Compute and manipulate histograms from XArray data using BoostHistogram
This package allow to compute histograms from XArray data, taking advantage of its label and dimensions management. It relies on the Boost Histogram library for the computations.
It is essentially a thin wrapper using directly Boost Histogram on loaded data, or Dask-histogram on data contained in Dask arrays.
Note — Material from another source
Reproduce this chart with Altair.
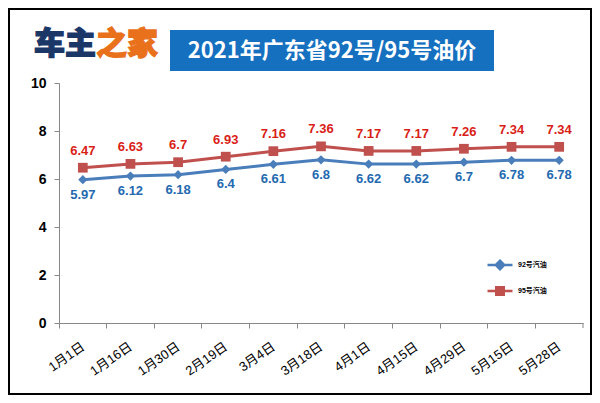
import altair as alt
import pandas as pd

dates = ["1月1日", "1月16日", "1月30日", "2月19日", "3月4日", "3月18日",
         "4月1日", "4月15日", "4月29日", "5月15日", "5月28日"]
p92 = [5.97, 6.12, 6.18, 6.4, 6.61, 6.8, 6.62, 6.62, 6.7, 6.78, 6.78]
p95 = [6.47, 6.63, 6.7, 6.93, 7.16, 7.36, 7.17, 7.17, 7.26, 7.34, 7.34]
series = ["92号汽油", "95号汽油"]
title_text = "2021年广东省92号/95号油价"
logo_a = "车主"
logo_b = "之家"

rows = []
for d, v in zip(dates, p92):
    rows.append({"date": d, "price": v, "series": series[0], "label": str(v)})
for d, v in zip(dates, p95):
    rows.append({"date": d, "price": v, "series": series[1], "label": str(v)})
df = pd.DataFrame(rows)

LINE_BLUE = "#4A7EBB"
LINE_RED = "#C0504D"
LAB_BLUE = "#2369B0"
LAB_RED = "#D91E18"
FONT = "Liberation Sans, Noto Sans CJK SC"

path92 = "M-1,0L1,0M0,-0.34L0.34,0L0,0.34L-0.34,0Z"
path95 = "M-1,0L1,0M-0.3,-0.3L0.3,-0.3L0.3,0.3L-0.3,0.3Z"

color_scale = alt.Scale(domain=series, range=[LINE_BLUE, LINE_RED])

x_enc = alt.X(
    "date:N", sort=dates, title=None,
    scale=alt.Scale(type="band", paddingInner=0, paddingOuter=0),
    axis=alt.Axis(labelAngle=325, labelAlign="right", labelBaseline="top",
                  bandPosition=0, labelOffset=-3, tickSize=5, labelPadding=12,
                  domainColor="#888888", tickColor="#888888", grid=False,
                  labelFont=FONT, labelFontSize=13, labelColor="#000000"),
)
y_enc = alt.Y(
    "price:Q", title=None, scale=alt.Scale(domain=[0, 10]),
    axis=alt.Axis(values=[0, 2, 4, 6, 8, 10], tickSize=5, labelPadding=8,
                  domainColor="#888888", tickColor="#888888", grid=False,
                  labelFont=FONT, labelFontSize=14, labelFontWeight="bold",
                  labelColor="#000000"),
)

base = alt.Chart(df)

lines = base.mark_line(strokeWidth=3).encode(
    x=x_enc, y=y_enc,
    color=alt.Color("series:N", scale=color_scale, legend=None),
)

leg = alt.Legend(
    title=None, orient="none", legendX=427, legendY=168,
    symbolSize=625, symbolStrokeWidth=2.5, symbolOpacity=1,
    rowPadding=2, labelOffset=4,
    labelFont=FONT, labelFontSize=7, labelFontWeight="bold",
    labelColor="#000000",
)
legend_layer = base.mark_point(
    strokeWidth=2.5, opacity=0, size=1
).encode(
    x=x_enc, y=y_enc,
    fill=alt.Fill("series:N", scale=color_scale, legend=leg),
    stroke=alt.Stroke("series:N", scale=color_scale, legend=leg),
    shape=alt.Shape("series:N", scale=alt.Scale(domain=series, range=[path92, path95]), legend=leg),
)

points92 = base.transform_filter(alt.datum.series == series[0]).mark_point(
    shape="diamond", filled=True, size=85, opacity=1, color=LINE_BLUE
).encode(x=x_enc, y=y_enc)
points95 = base.transform_filter(alt.datum.series == series[1]).mark_point(
    shape="square", filled=True, size=95, opacity=1, color=LINE_RED
).encode(x=x_enc, y=y_enc)

labels92 = base.transform_filter(alt.datum.series == series[0]).mark_text(
    dy=15, font=FONT, fontSize=13, fontWeight="bold", color=LAB_BLUE
).encode(x=x_enc, y=y_enc, text="label:N")
labels95 = base.transform_filter(alt.datum.series == series[1]).mark_text(
    dy=-17, font=FONT, fontSize=13, fontWeight="bold", color=LAB_RED
).encode(x=x_enc, y=y_enc, text="label:N")

one = alt.Chart(pd.DataFrame({"k": [0]}))

end_tick = one.mark_rule(color="#888888", strokeWidth=1).encode(
    x=alt.value(524), y=alt.value(240), y2=alt.value(245)
)
border = one.mark_rect(fillOpacity=0, stroke="#000000", strokeWidth=2).encode(
    x=alt.value(-50), x2=alt.value(532), y=alt.value(-74), y2=alt.value(311)
)
title_box = one.mark_rect(color="#1670C0").encode(
    x=alt.value(111), x2=alt.value(435), y=alt.value(-53), y2=alt.value(-12)
)
title_mark = one.mark_text(
    text=title_text, font="Noto Sans CJK SC", fontSize=22, fontWeight="bold",
    color="#FFFFFF", align="center", baseline="middle"
).encode(x=alt.value(273), y=alt.value(-32))
logo1 = one.mark_text(
    text=logo_a, font="Noto Sans CJK SC", fontSize=31, fontWeight=900,
    color="#1B3768", align="right", baseline="middle",
    stroke="#1B3768", strokeWidth=1.2
).encode(x=alt.value(37), y=alt.value(-38))
logo2 = one.mark_text(
    text=logo_b, font="Noto Sans CJK SC", fontSize=31, fontWeight=900,
    color="#E9711C", align="left", baseline="middle",
    stroke="#E9711C", strokeWidth=1.2
).encode(x=alt.value(37), y=alt.value(-38))

chart = alt.layer(
    border, title_box, title_mark, logo1, logo2, end_tick,
    legend_layer, lines, points92, points95, labels92, labels95
).properties(
    width=524, height=240,
    autosize=alt.AutoSizeParams(type="none"),
    padding={"left": 51, "top": 75, "right": 9, "bottom": 72},
    background="#FFFFFF",
).configure_view(stroke=None)

chart.save("out.html", embed_options={"renderer": "svg", "actions": False})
It thus features optimized performance, as well as lazy computation and easy up-scaling thanks to Dask.
Bins can be specified similarly to Numpy functions:
import xarray_histogram as xh
hist = xh.histogram(data, bins=[(100, 0., 10.)])
but also using boost axes, benefiting from their features:
import boost_histogram.axis as bha
hist = xh.histogram(data, bins=[bha.Regular(100, 0., 10.)])
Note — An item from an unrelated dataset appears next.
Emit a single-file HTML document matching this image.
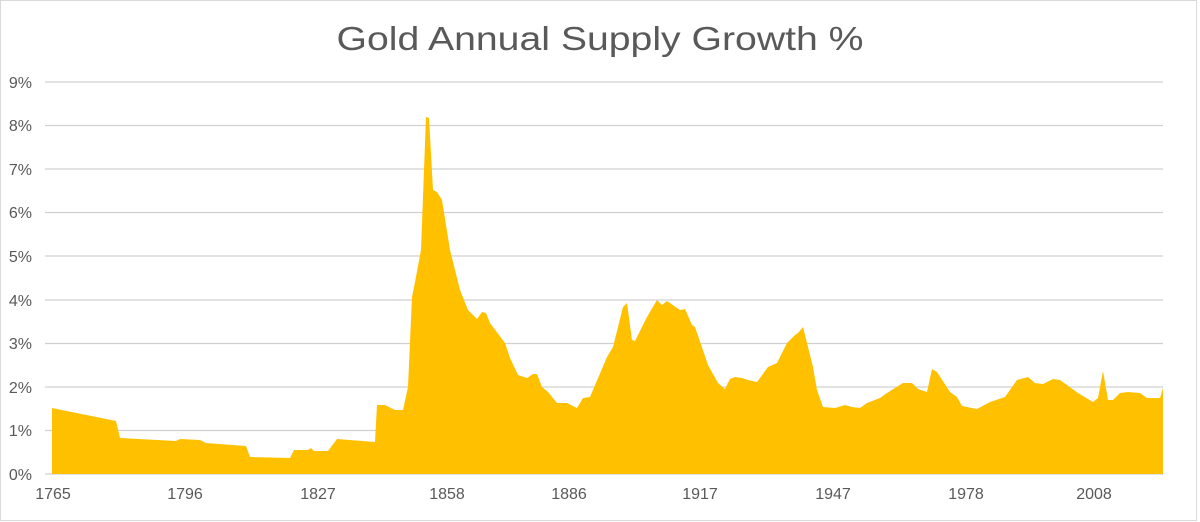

Multi-dimensional histogram can be computed, here in 2D for instance:
hist = xh.histogram(
temp, chlorophyll,
bins=[bha.Regular(100, -5., 40.), bha.Regular(100, 1e-3, 10, transform=bha.transform.log))
)
Finally, so far we have computed histograms on the whole flattened arrays, but we can compute only along some dimensions. For instance we can retrieve the time evolution of an histogram:
hist = xh.histogram(temp, bins=[bha.Regular(100, 0., 10.)], dims=['lat', 'lon'])
Histograms can be normalized, and weights can be applied. All of this works seamlessly with data stored in numpy or dask arrays.
An Xarray accessor can be made available to do certain manipulations on histogram data. Simply import xarray_histogram.accessor
, all arrays can then access methods through the hist
property::
hist.hist.edges()
hist.hist.median()
hist.hist.ppf(q=0.75)
See the accessor API for more details.
- Python >= 3.11
- numpy
- xarray
- boost-histogram
- dask and dask-histogram (optional)
- scipy (optional)
From source with:
git clone https://github.com/Descanonge/xarray-histogram
cd xarray-histogram
pypi install -e .
Soon on Pypi.
Documentation available at https://xarray-histogram.readthedocs.io
Soon from PyPI ... 🚧
From source:
git clone https://github.com/Descanonge/xarray-histogram
cd xarray-histogram
pypi install -e .
To compare performances check these notebooks for numpy and dask arrays.
xhistogram already exists. It relies on Numpy functions and thus does not benefit of some performance upgrades brought by Boost (see performance comparisons). I also hoped to bring similar features with simpler code, relying on dependencies. Some additional features of boost (overflow bins, rebinning, extracting various statistics from the DataArray histogram) could be added (this is in the works).